I have been trying to learn from "Geometry, Topology and Physics" by Mikio Nakahara and till now I've been able to more or less follow most of the selected sections I've read, but now I've come across a proof that I cannot follow in any way. I will try to make this question self-contained, but for those who own the book: it is proposition 7.1 on page 275.

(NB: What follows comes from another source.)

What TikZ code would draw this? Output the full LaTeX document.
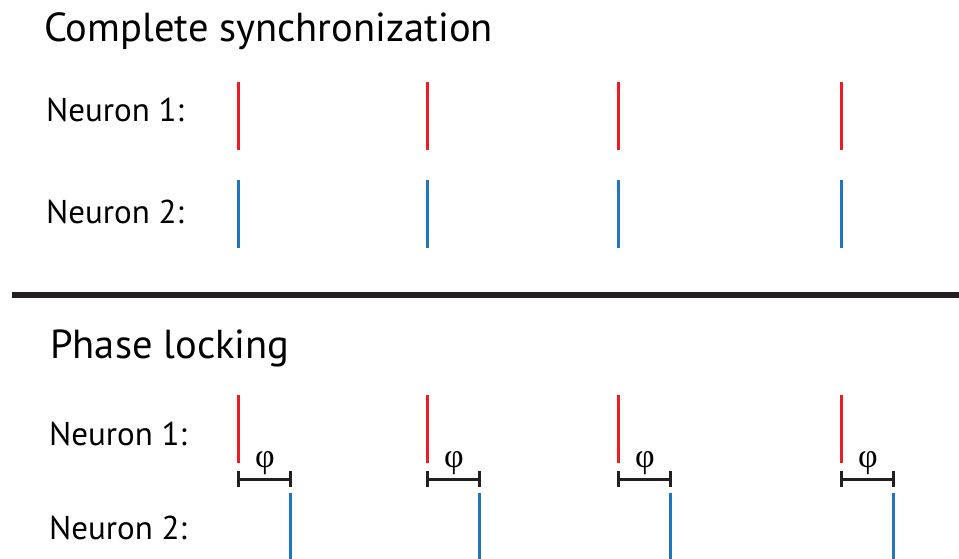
\documentclass[tikz,border=0pt]{standalone}
\usepackage{fontspec}
\setmainfont{PT Sans}
\newfontfamily\phifont{Liberation Serif}
\begin{document}
\begin{tikzpicture}[x=1pt,y=-1pt,
  spikeR/.style={draw=redc,line width=3pt},
  spikeB/.style={draw=bluec,line width=3pt},
  lbl/.style={anchor=base west,inner sep=0pt,font=\fontsize{33}{36}\selectfont},
  ttl/.style={anchor=base west,inner sep=0pt,font=\fontsize{40.5}{44}\selectfont},
  brk/.style={draw=barc,line width=3pt},
  phi/.style={inner sep=0pt,anchor=base,font=\phifont\fontsize{34}{38}\selectfont}]
\definecolor{redc}{HTML}{ED1C24}
\definecolor{bluec}{HTML}{1F75BE}
\definecolor{barc}{HTML}{231F20}
\useasboundingbox (0,0) rectangle (959,559);
\node[ttl] (t1) at (44,42) {Complete synchronization};
\node[lbl] (n11) at (46,122) {Neuron 1:};
\node[lbl] (n12) at (46,223) {Neuron 2:};
\foreach \x [count=\i] in {238,427,618,841}{
  \coordinate (ra\i) at (\x,82); \coordinate (rb\i) at (\x,150);
  \coordinate (ba\i) at (\x,180); \coordinate (bb\i) at (\x,248);
  \draw[spikeR] (ra\i) -- (rb\i);
  \draw[spikeB] (ba\i) -- (bb\i);
}
\coordinate (barL) at (12,295); \coordinate (barR) at (959,295);
\draw[draw=barc,line width=6pt] (barL) -- (barR);
\node[ttl] (t2) at (50,358) {Phase locking};
\node[lbl] (n21) at (49,445) {Neuron 1:};
\node[lbl] (n22) at (49,539) {Neuron 2:};
\foreach \x [count=\i] in {238,427,618,841}{
  \coordinate (pa\i) at (\x,395); \coordinate (pb\i) at (\x,463);
  \coordinate (qa\i) at (\x+52,493); \coordinate (qb\i) at (\x+52,559);
  \draw[spikeR] (pa\i) -- (pb\i);
  \draw[spikeB] (qa\i) -- (qb\i);
  \coordinate (k1\i) at (\x,479); \coordinate (k2\i) at (\x+52,479);
  \draw[brk] (k1\i) -- (k2\i);
  \draw[brk] (\x,471) -- (\x,487);
  \draw[brk] (\x+52,471) -- (\x+52,487);
  \node[phi] (f\i) at (\x+27,467) {φ};
}
\end{tikzpicture}
\end{document}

The book defines Weyl rescaling as:

$$ g_p \to \bar{g}_p = e^{2\sigma(p)} g_p$$

where $g$ is a metric on a (pseudo-)-Riemannian manifold $M$, $p$ is a point on the manifold $M$, and $\sigma \in \mathscr{F}(M)$. Now, the book defines $K$ to be the difference of the covariant derivatives $\bar{\nabla}$ with respect to $\bar{g}$ and $\nabla$ with respect to $g$:

$$ K(X,Y) \equiv \bar{\nabla}_X Y - \nabla_X Y$$

where $X$ and $Y$ are vector fields. Furthermore, let $U$ be a vector field which corresponds to the one-form $\mathrm{d} \sigma$:

$$ Z[\sigma] = \langle \mathrm{d} \sigma , Z \rangle = g(U,Z) $$

*Then the proposition is that:*

$$ K(X,Y) = X[\sigma]Y + Y[\sigma] X - g(X,Y)U$$.

*For the proof:*

First the book mentions that because we are considering torsion-free condition that $K(X,Y)=K(Y,X)$. Furthermore, since we are only considering metric connections, i.e. $\bar{\nabla} \bar{g} = \nabla_X g = 0$, we have:

$$X[\bar{g}(Y,Z)] = \bar{\nabla}_X [\bar{g}(Y,Z)] = \bar{g}(\bar{\nabla}_XY,Z) +\bar{g}(Y, \bar{\nabla}_X Z) $$

This doesn't make any sense to me. The first equal sign is a complete mystery to me. The second step is also a mystery, because I would think that we would have to get:

$$\bar{\nabla}_X [\bar{g}(Y,Z)] = X^\kappa [(\nabla_\kappa \bar{g}(Y,Z) + \bar{g}(\nabla_\kappa Y,Z) + \bar{g}(Y, \nabla_\kappa Z)] $$

which is not the same.

I have tried everything, but I'm just missing something (perhaps it is really trivial). I also searched Google but couldn't find anything that helps me. According to the book this proof follows Nomizu (1981), but I don't have access to that book. Any help is much appreciated.